• [CHALLENGE]:
Report how many lines contain the word "this", with no other text.

• [MATERIAL SUPPLIED]:

»»

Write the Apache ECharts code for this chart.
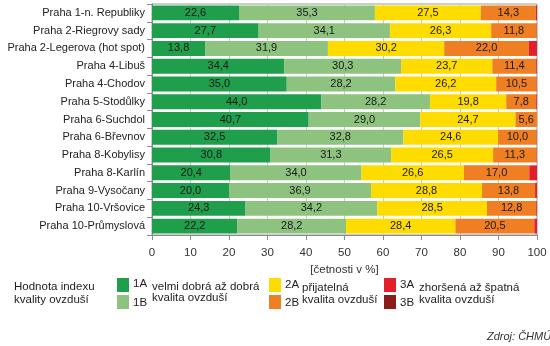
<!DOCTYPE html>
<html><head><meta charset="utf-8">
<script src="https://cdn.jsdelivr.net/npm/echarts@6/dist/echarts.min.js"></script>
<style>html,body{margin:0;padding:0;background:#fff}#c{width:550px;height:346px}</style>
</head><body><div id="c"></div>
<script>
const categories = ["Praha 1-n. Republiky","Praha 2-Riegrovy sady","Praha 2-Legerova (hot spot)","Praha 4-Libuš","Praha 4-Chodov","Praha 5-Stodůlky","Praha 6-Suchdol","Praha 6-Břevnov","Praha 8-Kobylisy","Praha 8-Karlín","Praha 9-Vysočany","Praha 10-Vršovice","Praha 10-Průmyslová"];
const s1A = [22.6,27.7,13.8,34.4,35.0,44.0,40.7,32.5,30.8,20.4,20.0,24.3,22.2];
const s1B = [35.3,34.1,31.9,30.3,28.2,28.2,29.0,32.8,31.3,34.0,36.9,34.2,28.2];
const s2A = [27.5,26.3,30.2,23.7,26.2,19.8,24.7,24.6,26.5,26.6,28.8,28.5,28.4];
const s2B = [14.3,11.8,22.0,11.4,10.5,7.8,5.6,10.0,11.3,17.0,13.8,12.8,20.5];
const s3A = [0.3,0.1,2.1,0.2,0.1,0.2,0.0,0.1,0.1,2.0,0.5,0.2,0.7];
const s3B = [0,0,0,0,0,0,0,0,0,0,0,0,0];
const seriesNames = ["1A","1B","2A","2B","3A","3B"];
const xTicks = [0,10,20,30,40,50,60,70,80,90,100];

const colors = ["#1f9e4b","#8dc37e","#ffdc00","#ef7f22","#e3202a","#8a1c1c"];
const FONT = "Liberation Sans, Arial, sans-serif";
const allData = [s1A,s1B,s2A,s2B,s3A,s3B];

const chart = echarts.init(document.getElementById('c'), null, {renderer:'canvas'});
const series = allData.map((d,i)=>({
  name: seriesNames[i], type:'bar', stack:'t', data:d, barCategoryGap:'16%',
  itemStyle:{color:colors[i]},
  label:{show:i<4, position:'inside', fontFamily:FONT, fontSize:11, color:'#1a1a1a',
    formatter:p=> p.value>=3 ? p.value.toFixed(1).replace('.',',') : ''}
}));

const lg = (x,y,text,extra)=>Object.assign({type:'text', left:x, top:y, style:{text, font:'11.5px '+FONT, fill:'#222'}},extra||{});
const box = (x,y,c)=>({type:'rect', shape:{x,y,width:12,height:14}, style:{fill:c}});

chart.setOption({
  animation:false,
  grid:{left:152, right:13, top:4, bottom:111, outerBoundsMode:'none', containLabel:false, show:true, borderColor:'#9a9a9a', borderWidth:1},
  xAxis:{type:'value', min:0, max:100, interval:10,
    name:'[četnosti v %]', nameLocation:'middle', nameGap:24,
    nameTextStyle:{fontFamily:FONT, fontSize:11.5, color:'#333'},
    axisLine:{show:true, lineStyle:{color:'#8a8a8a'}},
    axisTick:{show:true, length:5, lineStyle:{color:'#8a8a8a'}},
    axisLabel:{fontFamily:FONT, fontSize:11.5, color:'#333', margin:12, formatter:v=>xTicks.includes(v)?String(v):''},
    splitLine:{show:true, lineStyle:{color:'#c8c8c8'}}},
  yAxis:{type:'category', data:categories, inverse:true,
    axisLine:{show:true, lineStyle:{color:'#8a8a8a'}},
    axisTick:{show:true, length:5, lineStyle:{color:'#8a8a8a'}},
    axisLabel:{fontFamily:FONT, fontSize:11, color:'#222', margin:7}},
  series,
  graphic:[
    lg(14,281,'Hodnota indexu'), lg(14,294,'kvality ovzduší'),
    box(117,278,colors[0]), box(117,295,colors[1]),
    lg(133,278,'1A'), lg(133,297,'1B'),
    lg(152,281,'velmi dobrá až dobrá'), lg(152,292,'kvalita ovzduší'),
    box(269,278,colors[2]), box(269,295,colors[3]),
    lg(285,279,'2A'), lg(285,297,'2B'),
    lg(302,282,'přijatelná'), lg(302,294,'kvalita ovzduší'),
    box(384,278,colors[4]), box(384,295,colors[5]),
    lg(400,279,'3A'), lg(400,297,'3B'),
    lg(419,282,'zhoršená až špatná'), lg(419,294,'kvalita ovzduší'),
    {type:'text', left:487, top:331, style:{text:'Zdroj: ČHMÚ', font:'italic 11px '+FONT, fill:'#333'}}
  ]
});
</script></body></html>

««
»»

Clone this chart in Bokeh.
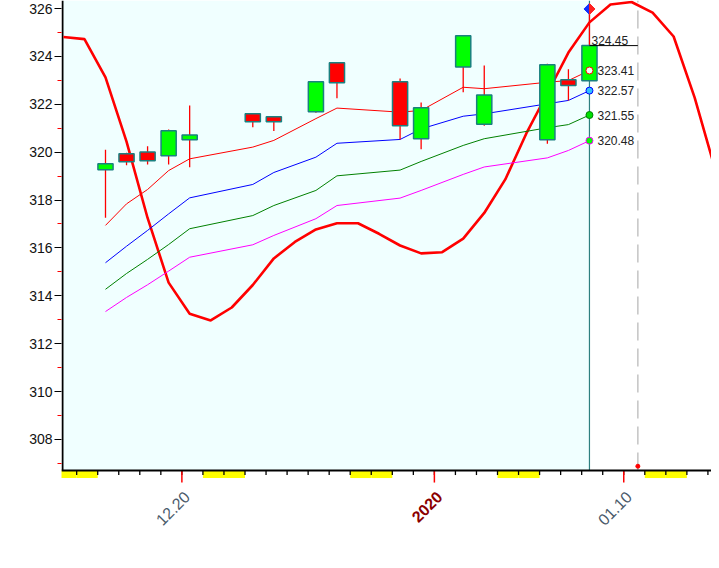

««

• [ANSWER TO THE TASK]:
2